Got 20 HDDs for free so need advice about new setup

@prez02 Thank you for pointing that out! I’ll use the article to make sure it’s working as expected.

@etorix using ashift=9 on 512B drives has several advantages:

  1. Matching sector size means each ZFS block writes directly to a single physical sector without padding. If i would use ashift=12, if my data doesn’t fit naturally into 4k multiples ( for example small files, which i have lots of, or even metadata), I waste space because ZFS has to pad data to 4k.
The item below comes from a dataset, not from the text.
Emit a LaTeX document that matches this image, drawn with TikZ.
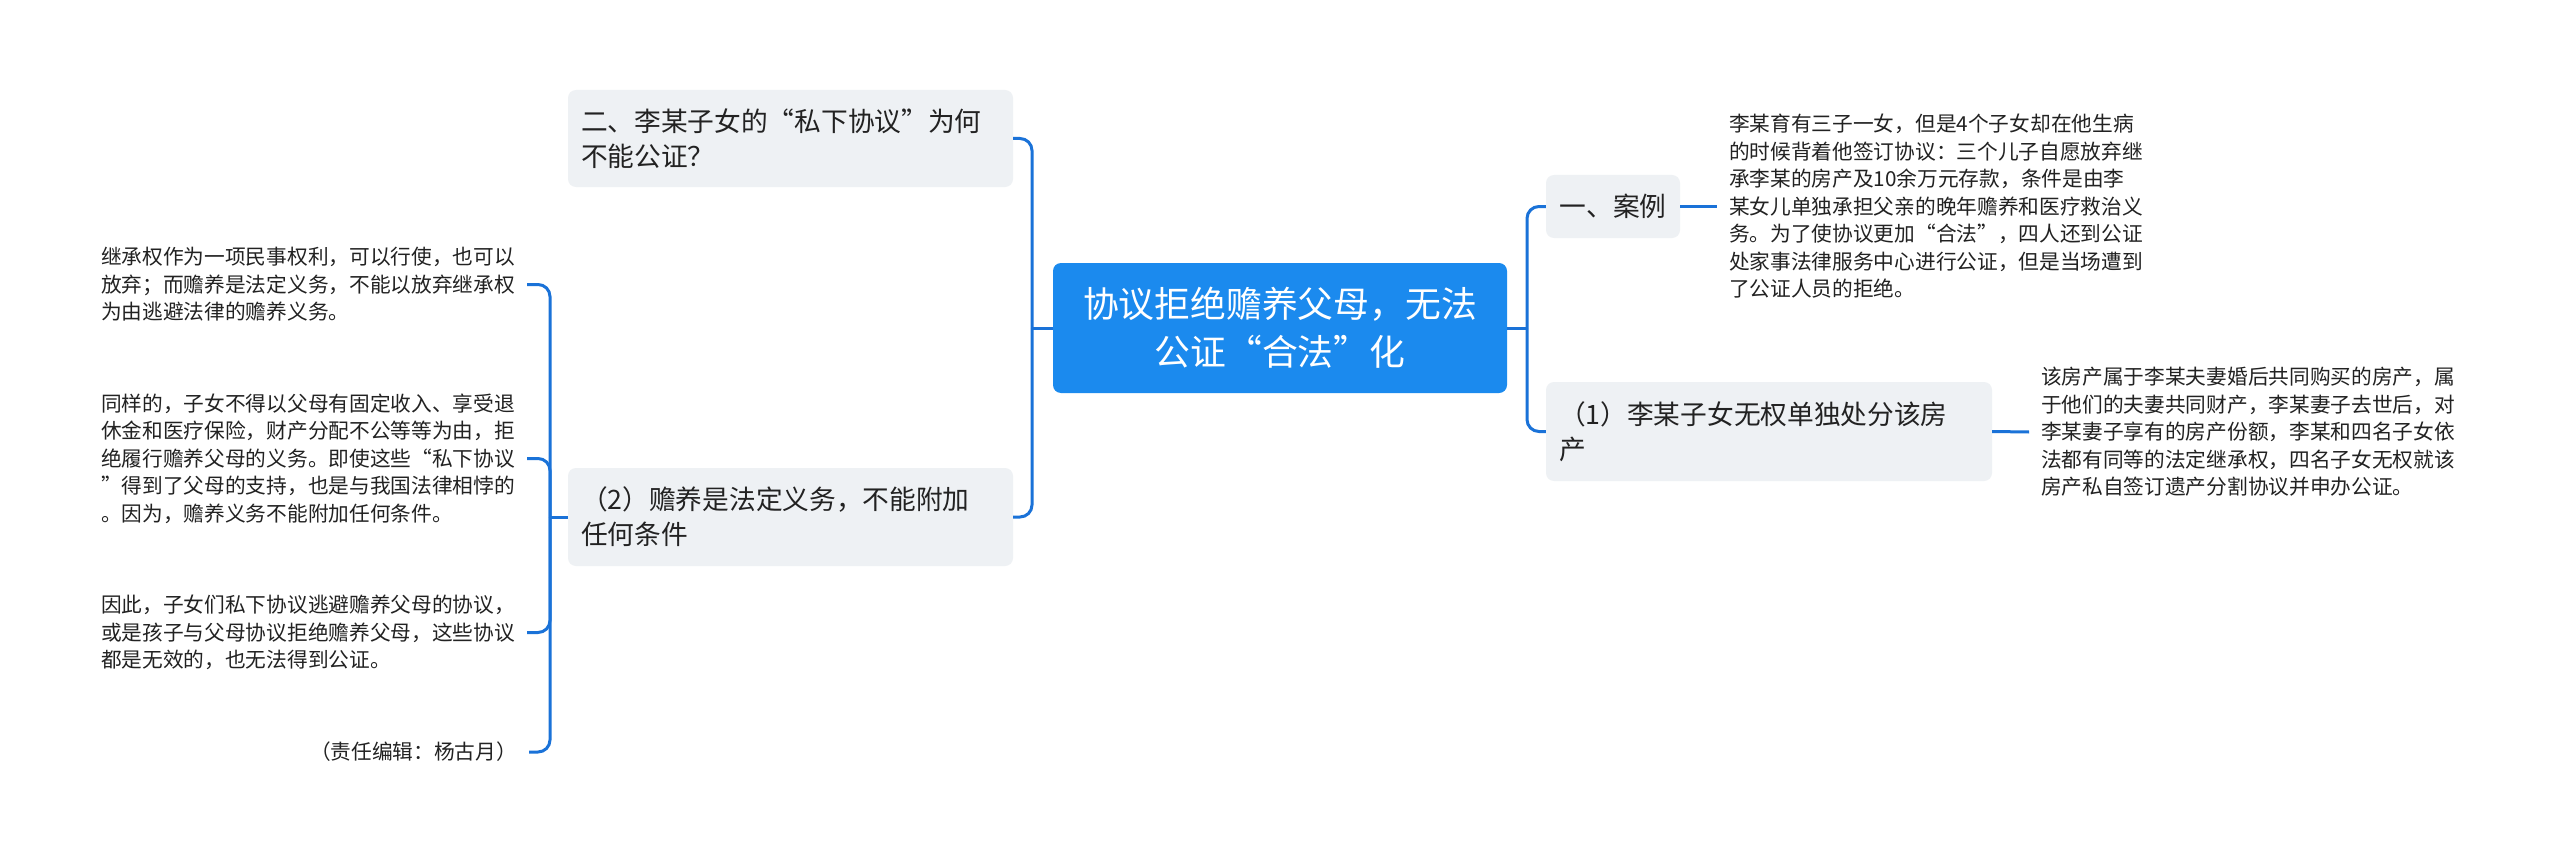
\documentclass[tikz,border=0pt]{standalone}
\usepackage{fontspec}
\setmainfont{Noto Sans CJK SC}
\definecolor{rootc}{HTML}{1B8AEE}
\definecolor{linec}{HTML}{1A72D8}
\definecolor{boxc}{HTML}{EEF1F4}
\definecolor{txtc}{HTML}{222222}
\tikzset{
  conn/.style={draw=linec, line width=3pt, rounded corners=12pt},
  rootbox/.style={fill=rootc, rounded corners=8pt, text=white, font=\fontsize{35.8}{48}\selectfont, align=center, minimum width=454pt, minimum height=130pt, inner sep=0pt},
  topicbox/.style={fill=boxc, rounded corners=8pt, text=txtc, font=\fontsize{26.7}{35}\selectfont, align=left, inner xsep=13pt, inner ysep=0pt},
  leaftext/.style={text=txtc, font=\fontsize{20.7}{27.5}\selectfont, align=left, inner sep=0pt, outer xsep=12pt, outer ysep=0pt},
}
\begin{document}
\begin{tikzpicture}[x=1pt, y=-1pt]
\useasboundingbox[fill=white] (0,0) rectangle (2560,864);

\node[rootbox] (root) at (1280,328) {协议拒绝赡养父母，无法\\公证“合法”化};

% left topics
\node[topicbox, minimum width=445pt, minimum height=97pt, text width=419pt] (q2) at (790.5,138.5) {二、李某子女的“私下协议”为何\\不能公证？};
\node[topicbox, minimum width=445pt, minimum height=98pt, text width=419pt] (p2) at (790.5,517) {（2）赡养是法定义务，不能附加\\任何条件};

% right topics
\node[topicbox, minimum width=134pt, minimum height=63pt, align=center] (case) at (1613,206.5) {一、案例};
\node[topicbox, minimum width=446pt, minimum height=99pt, text width=420pt] (p1) at (1769,431.5) {（1）李某子女无权单独处分该房\\产};

% left leaves
\node[leaftext, anchor=west] (l1) at (89,284.5) {继承权作为一项民事权利，可以行使，也可以\\放弃；而赡养是法定义务，不能以放弃继承权\\为由逃避法律的赡养义务。};
\node[leaftext, anchor=west] (l2) at (89,458.5) {同样的，子女不得以父母有固定收入、享受退\\休金和医疗保险，财产分配不公等等为由，拒\\绝履行赡养父母的义务。即使这些“私下协议\\”得到了父母的支持，也是与我国法律相悖的\\。因为，赡养义务不能附加任何条件。};
\node[leaftext, anchor=west] (l3) at (89,632.5) {因此，子女们私下协议逃避赡养父母的协议，\\或是孩子与父母协议拒绝赡养父母，这些协议\\都是无效的，也无法得到公证。};
\node[leaftext, anchor=east, align=right] (ed) at (529,752) {（责任编辑：杨古月）};

% right leaves
\node[leaftext, anchor=west] (r1) at (1717,206.5) {李某育有三子一女，但是4个子女却在他生病\\的时候背着他签订协议：三个儿子自愿放弃继\\承李某的房产及10余万元存款，条件是由李\\某女儿单独承担父亲的晚年赡养和医疗救治义\\务。为了使协议更加“合法”，四人还到公证\\处家事法律服务中心进行公证，但是当场遭到\\了公证人员的拒绝。};
\node[leaftext, anchor=west] (r2) at (2029,432) {该房产属于李某夫妻婚后共同购买的房产，属\\于他们的夫妻共同财产，李某妻子去世后，对\\李某妻子享有的房产份额，李某和四名子女依\\法都有同等的法定继承权，四名子女无权就该\\房产私自签订遗产分割协议并申办公证。};

% connectors: root
\coordinate (lj) at (1032,328);
\coordinate (rj) at (1527,328);
\draw[conn] (root.west) -- (lj);
\draw[conn] (lj) |- (q2.east);
\draw[conn] (lj) |- (p2.east);
\draw[conn] (root.east) -- (rj);
\draw[conn] (rj) |- (case.west);
\draw[conn] (rj) |- (p1.west);

% connectors: p2 children
\coordinate (lj2) at (550,517);
\draw[conn] (p2.west) -- (lj2);
\draw[conn] (lj2) |- (l1.east);
\draw[conn] (lj2) |- (l2.east);
\draw[conn] (lj2) |- (l3.east);
\draw[conn] (lj2) |- (ed.east);

% connectors: right leaves
\draw[conn] (case.east) -- (r1.west);
\draw[conn] (p1.east) -- (r2.west);
\end{tikzpicture}
\end{document}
  2. Write amplification avoidance: with ashift=12 on a 512B drive, small writes (less than 4K) cause unnecessary writes:

  • Example: A 1KB write on ashift=9 touches two 512B sectors.
  • But on ashift=12, the same 1KB write forces ZFS to modify a full 4K block. (This results in read-modify-write overhead.)
  • The drive physically has to read 4K, modify part of it, and write 4K back instead of just writing 1K efficiently.
    This means writes are amplified, more latency, unnecessary drive wear

I totally get being cautions and using ashift=12 for most use-cases, because if one of your 512B drive fails and you have to replace it, you need another 512B drive. But my case is not usual, remember, I have 10 spare HDDs! And I’m fine with tinkering, I don’t mind having to copy the whole pool to a future new pool using 2 computers/servers. I get that most of the time, going with the norm, or the defaults, or what everybody usually recommends is ok. However, sometimes it’s ok to use something else, if you have an edge case, and the “norm” doesn’t fit your needs.